**Task to carry out:** In the records below, find each line with the word "this" and copy it.

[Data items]
━━━━━━━━━━━━━━━━━━━━
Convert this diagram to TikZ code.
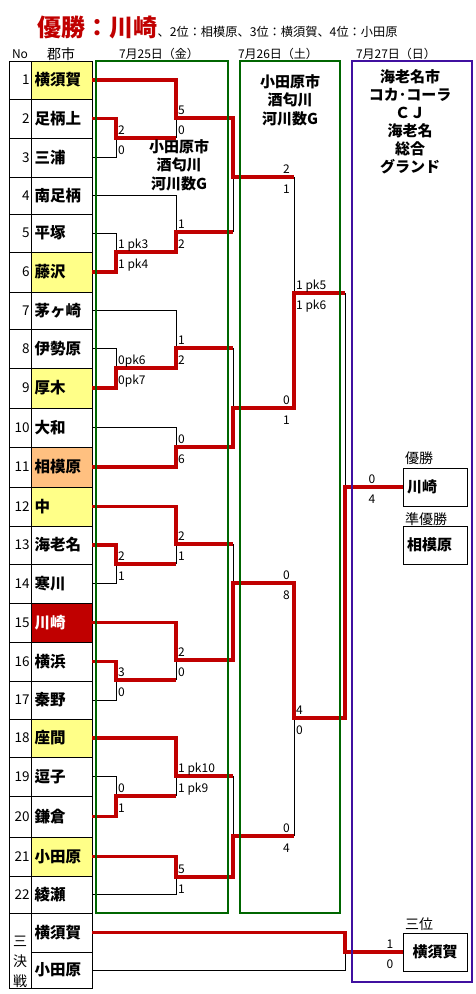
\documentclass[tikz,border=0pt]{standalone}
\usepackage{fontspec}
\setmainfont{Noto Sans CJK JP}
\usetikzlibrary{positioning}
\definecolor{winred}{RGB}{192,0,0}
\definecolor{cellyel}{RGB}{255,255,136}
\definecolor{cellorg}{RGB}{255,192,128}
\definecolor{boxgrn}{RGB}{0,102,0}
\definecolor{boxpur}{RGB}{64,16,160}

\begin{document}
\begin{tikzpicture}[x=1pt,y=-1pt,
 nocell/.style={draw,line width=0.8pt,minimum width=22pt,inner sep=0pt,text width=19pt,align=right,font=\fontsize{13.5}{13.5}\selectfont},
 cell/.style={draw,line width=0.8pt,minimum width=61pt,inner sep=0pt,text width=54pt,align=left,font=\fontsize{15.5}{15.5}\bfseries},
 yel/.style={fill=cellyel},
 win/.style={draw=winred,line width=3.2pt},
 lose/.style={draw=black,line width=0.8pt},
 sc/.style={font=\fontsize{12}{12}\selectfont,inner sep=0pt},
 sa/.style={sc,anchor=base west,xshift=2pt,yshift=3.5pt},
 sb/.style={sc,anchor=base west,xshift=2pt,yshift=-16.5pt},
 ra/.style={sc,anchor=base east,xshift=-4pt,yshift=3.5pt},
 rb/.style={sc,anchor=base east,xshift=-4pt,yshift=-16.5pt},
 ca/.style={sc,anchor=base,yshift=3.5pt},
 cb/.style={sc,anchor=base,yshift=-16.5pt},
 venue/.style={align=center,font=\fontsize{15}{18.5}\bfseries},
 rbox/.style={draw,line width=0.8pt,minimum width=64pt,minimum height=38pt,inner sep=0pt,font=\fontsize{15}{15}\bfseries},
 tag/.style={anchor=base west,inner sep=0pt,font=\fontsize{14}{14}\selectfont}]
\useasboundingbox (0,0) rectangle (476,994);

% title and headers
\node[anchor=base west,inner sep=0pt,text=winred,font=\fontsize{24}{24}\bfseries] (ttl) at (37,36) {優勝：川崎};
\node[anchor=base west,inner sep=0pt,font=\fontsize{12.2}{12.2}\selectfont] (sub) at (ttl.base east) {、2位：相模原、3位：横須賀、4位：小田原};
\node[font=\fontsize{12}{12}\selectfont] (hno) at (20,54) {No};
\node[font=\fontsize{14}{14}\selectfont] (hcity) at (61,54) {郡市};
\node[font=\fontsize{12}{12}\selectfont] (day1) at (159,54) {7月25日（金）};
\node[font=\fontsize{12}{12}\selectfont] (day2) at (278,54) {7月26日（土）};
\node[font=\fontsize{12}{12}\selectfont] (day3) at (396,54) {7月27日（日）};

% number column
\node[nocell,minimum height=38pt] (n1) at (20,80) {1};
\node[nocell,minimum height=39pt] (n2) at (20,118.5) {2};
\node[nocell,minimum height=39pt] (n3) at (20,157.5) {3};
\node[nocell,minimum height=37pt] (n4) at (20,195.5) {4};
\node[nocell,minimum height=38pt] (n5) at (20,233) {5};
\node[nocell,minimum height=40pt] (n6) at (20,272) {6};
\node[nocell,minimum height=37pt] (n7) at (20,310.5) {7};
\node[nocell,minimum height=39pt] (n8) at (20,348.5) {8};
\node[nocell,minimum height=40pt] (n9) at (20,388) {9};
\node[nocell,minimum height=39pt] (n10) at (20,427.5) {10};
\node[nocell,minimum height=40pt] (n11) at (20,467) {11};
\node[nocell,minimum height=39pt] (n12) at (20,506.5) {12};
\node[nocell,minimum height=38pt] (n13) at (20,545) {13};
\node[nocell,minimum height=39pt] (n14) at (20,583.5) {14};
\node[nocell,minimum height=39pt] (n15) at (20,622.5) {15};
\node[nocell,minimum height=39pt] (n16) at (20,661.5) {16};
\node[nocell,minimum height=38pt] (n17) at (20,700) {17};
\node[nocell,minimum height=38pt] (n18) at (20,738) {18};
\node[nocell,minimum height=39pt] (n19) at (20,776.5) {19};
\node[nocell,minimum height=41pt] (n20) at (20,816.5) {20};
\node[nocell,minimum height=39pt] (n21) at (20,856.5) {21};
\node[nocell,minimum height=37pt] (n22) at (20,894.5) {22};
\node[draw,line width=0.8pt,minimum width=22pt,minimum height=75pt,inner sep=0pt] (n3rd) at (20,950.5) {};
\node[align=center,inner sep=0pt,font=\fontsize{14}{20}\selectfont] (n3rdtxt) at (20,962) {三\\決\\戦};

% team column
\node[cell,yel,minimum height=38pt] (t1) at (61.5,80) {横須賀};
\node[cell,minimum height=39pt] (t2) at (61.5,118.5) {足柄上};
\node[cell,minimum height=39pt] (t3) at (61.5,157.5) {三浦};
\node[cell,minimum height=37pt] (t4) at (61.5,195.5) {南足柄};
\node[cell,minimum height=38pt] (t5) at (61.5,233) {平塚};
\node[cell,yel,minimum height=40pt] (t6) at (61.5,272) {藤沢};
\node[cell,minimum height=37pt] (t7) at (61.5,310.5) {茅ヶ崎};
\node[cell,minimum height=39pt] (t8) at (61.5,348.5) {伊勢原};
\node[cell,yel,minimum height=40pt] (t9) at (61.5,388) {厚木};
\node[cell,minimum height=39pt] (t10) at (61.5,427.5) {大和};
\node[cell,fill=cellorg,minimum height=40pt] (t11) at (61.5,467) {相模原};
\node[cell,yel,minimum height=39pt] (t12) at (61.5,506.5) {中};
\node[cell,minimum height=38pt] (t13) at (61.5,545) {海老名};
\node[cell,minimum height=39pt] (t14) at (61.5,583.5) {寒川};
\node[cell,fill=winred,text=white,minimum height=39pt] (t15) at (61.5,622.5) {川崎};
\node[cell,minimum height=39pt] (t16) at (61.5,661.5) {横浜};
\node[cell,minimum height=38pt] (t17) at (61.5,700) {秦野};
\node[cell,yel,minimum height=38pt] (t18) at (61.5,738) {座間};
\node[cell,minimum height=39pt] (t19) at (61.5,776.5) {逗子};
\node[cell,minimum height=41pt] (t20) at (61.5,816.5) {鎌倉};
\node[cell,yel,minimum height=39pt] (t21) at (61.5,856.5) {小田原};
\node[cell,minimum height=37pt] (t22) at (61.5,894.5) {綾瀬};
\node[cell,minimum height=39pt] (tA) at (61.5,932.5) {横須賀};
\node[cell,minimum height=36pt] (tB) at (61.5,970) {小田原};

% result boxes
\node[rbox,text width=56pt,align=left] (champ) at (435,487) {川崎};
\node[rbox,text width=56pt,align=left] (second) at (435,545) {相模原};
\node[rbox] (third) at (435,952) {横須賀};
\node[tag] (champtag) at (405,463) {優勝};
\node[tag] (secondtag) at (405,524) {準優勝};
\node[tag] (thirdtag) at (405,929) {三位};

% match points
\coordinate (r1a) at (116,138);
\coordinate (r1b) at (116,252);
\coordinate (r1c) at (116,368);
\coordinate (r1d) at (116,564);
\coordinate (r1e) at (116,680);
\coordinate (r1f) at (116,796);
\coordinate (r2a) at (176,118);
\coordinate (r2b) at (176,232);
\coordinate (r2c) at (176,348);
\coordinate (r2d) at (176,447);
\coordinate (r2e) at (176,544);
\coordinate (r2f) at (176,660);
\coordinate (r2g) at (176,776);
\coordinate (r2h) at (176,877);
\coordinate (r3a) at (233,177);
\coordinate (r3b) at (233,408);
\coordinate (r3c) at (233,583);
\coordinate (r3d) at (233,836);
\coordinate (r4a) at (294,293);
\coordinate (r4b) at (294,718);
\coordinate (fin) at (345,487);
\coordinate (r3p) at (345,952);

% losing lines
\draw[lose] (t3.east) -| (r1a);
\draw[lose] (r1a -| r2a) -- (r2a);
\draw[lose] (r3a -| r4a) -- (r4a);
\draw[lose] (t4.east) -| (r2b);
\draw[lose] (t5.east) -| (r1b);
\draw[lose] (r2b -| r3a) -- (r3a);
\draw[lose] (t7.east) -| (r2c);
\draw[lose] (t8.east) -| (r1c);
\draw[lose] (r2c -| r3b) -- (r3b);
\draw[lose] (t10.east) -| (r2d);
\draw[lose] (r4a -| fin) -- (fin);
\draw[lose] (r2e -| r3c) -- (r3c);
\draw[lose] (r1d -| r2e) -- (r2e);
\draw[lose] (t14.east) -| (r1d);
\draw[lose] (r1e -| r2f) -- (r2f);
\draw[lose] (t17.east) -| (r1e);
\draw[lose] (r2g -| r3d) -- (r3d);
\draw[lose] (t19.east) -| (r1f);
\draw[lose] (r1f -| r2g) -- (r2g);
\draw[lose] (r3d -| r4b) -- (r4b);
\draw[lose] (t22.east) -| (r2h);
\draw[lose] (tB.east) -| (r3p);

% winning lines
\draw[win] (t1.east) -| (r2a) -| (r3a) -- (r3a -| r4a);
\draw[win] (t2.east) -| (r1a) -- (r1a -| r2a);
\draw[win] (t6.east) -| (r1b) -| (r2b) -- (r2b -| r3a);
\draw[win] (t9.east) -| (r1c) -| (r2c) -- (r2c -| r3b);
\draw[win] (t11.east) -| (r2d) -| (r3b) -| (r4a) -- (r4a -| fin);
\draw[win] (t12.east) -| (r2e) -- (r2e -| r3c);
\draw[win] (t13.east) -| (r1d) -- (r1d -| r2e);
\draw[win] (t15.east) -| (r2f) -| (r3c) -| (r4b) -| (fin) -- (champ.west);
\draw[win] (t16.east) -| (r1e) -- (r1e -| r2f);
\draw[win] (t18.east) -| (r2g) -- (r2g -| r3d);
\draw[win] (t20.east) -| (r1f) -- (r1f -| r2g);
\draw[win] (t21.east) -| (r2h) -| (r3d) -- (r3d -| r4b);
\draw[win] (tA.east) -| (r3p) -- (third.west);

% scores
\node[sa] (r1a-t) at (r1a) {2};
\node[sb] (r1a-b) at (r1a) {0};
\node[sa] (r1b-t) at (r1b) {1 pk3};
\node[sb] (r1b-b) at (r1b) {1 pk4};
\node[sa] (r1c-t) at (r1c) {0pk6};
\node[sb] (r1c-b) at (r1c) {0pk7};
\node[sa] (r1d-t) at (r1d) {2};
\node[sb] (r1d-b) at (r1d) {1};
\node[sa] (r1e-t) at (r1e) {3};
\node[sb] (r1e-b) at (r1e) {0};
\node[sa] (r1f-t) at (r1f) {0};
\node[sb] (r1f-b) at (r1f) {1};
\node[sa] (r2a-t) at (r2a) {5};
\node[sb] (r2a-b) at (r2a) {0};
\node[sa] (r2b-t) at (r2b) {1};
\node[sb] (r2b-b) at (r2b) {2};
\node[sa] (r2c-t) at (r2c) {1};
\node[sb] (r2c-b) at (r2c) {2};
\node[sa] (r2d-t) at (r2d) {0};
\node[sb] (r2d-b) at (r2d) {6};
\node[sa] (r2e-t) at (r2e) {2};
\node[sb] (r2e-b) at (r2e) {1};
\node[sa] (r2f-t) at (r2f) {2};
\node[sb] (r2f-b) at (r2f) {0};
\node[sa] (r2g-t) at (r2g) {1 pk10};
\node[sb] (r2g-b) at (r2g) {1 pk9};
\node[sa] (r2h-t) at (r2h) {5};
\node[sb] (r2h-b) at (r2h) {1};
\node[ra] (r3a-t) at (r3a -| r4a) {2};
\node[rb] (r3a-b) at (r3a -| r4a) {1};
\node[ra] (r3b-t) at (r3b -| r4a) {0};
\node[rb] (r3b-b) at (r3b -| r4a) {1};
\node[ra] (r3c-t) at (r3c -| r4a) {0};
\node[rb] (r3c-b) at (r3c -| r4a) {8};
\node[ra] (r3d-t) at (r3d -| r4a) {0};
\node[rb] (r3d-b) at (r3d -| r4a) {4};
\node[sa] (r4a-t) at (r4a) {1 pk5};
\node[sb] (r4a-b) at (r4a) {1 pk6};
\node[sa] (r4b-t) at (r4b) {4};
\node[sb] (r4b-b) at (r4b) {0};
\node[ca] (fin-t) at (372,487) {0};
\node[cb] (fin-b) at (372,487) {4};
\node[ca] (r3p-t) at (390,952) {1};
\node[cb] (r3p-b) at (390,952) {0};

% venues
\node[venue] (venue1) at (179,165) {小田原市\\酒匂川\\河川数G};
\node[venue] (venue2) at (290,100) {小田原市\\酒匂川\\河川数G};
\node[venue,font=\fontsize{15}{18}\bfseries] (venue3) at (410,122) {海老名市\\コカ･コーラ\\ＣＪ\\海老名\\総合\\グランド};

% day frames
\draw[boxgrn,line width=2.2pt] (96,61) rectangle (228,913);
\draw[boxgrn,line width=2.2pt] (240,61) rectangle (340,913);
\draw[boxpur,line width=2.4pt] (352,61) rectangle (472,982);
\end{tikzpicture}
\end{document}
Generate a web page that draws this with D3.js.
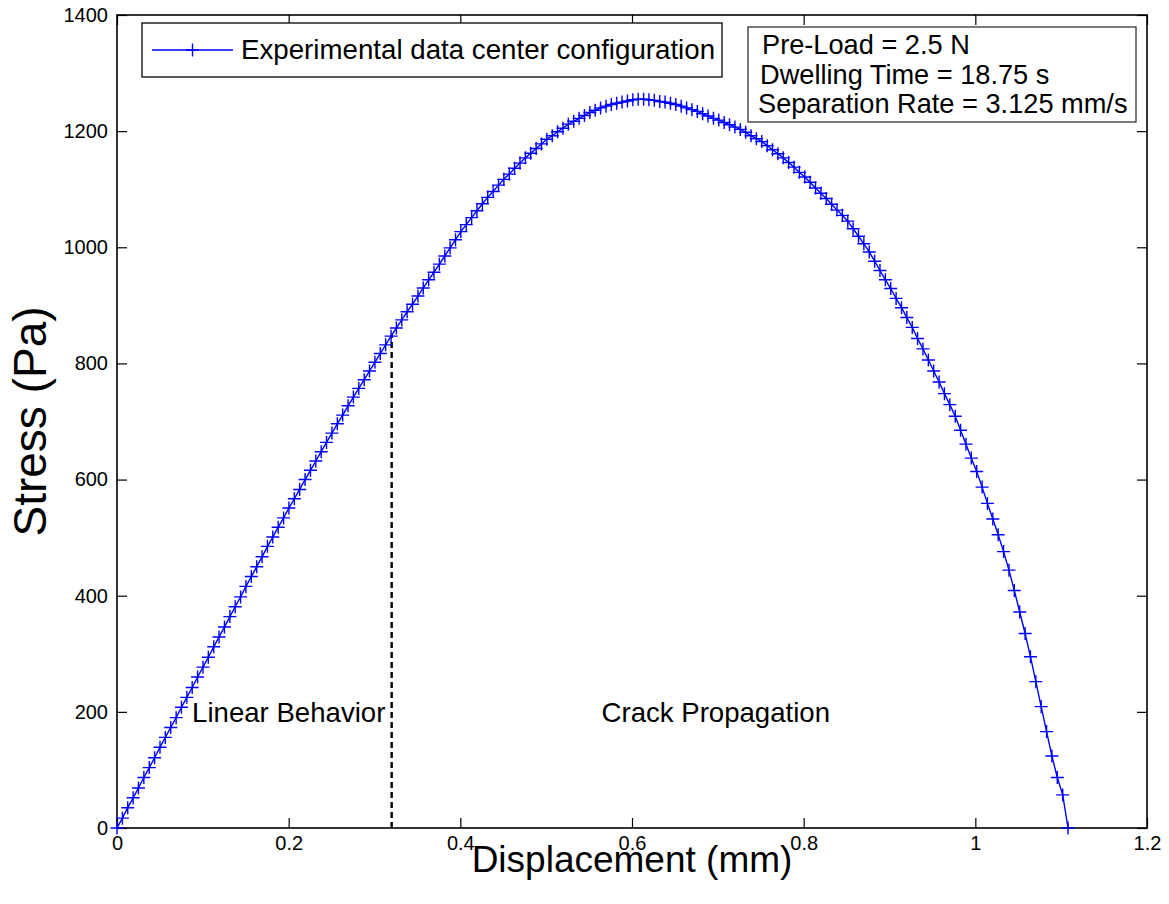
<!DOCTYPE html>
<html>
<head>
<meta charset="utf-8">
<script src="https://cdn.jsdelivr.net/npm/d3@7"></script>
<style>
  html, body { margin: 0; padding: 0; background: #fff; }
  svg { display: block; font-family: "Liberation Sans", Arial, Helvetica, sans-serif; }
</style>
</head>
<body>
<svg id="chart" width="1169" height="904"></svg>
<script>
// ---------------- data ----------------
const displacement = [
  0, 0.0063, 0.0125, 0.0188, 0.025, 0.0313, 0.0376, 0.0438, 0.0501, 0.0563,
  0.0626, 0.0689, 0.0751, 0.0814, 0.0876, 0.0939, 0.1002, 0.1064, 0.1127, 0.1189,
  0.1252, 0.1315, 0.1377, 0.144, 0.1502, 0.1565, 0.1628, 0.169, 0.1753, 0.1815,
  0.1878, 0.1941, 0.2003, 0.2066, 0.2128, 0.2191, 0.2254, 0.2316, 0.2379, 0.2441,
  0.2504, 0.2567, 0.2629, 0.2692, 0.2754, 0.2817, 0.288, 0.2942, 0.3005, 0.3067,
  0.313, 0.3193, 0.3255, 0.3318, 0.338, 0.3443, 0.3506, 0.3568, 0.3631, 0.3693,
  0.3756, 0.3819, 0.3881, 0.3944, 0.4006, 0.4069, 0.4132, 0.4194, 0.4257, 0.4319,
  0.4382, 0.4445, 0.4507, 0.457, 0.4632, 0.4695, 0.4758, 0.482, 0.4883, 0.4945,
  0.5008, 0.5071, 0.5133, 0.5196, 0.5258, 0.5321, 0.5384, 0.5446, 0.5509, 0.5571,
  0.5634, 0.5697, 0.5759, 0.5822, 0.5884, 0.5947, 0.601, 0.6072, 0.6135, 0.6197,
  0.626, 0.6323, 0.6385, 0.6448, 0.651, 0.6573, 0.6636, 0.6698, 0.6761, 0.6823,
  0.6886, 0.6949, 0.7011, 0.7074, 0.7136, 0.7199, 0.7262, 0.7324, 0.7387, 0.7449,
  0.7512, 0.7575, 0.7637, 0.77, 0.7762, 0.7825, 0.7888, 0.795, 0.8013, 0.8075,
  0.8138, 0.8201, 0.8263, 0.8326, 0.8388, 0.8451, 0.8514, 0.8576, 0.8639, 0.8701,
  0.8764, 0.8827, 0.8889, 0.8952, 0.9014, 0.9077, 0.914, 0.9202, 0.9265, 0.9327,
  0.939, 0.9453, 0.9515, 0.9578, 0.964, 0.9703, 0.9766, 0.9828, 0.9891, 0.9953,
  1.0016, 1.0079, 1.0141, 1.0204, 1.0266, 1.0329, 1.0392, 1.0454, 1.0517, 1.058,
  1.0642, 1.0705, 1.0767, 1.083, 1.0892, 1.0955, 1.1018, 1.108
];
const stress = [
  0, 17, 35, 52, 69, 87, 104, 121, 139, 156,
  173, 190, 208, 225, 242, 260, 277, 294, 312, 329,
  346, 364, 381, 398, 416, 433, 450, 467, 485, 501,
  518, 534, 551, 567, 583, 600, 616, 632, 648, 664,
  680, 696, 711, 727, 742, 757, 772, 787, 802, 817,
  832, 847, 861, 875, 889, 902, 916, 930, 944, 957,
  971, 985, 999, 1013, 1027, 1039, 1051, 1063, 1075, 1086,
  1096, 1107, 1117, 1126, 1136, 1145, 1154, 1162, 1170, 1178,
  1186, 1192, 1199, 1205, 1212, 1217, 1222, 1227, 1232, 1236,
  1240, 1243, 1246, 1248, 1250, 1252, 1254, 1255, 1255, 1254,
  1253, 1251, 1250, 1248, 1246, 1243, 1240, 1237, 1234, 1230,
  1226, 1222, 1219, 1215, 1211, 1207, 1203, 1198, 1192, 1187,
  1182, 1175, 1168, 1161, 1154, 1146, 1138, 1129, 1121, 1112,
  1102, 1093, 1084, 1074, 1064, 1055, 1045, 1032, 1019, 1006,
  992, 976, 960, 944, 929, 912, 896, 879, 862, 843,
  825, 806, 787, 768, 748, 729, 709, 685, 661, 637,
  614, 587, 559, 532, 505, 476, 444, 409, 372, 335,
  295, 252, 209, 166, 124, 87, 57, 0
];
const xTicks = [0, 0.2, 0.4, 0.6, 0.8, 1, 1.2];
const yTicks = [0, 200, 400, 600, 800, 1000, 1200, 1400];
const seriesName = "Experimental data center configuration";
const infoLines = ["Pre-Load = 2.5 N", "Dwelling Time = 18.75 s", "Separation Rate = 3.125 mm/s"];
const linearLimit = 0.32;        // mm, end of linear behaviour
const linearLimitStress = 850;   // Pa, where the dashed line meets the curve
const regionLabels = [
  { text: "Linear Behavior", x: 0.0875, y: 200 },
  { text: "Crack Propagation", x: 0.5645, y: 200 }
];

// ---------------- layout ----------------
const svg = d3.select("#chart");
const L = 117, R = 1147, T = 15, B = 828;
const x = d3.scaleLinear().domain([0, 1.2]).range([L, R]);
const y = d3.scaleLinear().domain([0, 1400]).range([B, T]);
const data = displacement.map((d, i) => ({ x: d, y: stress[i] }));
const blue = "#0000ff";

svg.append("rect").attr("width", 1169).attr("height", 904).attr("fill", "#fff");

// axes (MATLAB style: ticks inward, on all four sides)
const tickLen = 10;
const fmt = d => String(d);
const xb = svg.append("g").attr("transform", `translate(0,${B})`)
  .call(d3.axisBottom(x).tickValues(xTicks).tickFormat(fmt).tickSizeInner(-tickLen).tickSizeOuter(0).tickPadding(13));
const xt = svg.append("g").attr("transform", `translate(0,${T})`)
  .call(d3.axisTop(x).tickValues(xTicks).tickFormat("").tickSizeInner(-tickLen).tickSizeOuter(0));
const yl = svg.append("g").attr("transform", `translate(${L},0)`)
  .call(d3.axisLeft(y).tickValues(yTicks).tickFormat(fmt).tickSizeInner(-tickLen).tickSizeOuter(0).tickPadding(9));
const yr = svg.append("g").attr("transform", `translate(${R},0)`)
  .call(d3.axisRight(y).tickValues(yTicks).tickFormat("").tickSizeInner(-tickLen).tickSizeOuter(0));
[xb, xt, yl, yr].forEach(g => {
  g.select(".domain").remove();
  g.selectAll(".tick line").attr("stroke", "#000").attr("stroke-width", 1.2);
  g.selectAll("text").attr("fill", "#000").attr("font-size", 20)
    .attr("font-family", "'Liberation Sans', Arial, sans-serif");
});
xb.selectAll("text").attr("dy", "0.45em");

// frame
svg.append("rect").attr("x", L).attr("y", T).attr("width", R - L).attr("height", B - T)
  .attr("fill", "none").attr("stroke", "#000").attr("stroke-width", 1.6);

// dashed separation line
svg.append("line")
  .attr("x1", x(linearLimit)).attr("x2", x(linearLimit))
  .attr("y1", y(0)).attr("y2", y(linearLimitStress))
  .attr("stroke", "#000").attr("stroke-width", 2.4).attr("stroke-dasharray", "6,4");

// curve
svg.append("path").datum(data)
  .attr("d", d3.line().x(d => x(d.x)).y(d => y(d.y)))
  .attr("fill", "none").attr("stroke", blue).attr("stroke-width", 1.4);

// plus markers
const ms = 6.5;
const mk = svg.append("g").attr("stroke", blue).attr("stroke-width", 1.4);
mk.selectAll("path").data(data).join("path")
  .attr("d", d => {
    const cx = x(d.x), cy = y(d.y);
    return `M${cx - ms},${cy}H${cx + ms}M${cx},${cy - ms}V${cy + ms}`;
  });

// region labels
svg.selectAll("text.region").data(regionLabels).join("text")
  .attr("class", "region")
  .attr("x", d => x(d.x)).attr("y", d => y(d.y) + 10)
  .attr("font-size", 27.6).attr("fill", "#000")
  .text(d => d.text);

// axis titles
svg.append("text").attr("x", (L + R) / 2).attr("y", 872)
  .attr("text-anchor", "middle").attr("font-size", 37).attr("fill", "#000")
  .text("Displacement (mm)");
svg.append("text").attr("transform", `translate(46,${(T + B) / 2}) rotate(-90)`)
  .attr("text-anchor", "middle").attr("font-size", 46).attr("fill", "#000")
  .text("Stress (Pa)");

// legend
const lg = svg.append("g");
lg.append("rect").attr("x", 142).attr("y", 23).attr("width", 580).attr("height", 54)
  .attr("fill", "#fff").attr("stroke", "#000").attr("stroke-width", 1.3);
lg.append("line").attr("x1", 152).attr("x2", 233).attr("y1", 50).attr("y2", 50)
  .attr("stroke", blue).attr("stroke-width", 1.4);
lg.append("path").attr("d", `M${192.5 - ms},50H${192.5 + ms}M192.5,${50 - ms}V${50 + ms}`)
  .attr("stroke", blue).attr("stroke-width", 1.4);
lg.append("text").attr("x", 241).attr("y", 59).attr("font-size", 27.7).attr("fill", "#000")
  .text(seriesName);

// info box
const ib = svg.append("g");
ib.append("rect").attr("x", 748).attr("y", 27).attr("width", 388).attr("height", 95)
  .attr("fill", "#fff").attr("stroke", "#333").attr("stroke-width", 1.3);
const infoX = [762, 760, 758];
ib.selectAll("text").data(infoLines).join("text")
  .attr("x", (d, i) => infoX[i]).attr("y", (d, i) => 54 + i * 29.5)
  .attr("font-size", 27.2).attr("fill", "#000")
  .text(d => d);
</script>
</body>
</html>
━━━━━━━━━━━━━━━━━━━━
**Result below:**
Convert this diagram to TikZ code.
Generate a web page that draws this with D3.js.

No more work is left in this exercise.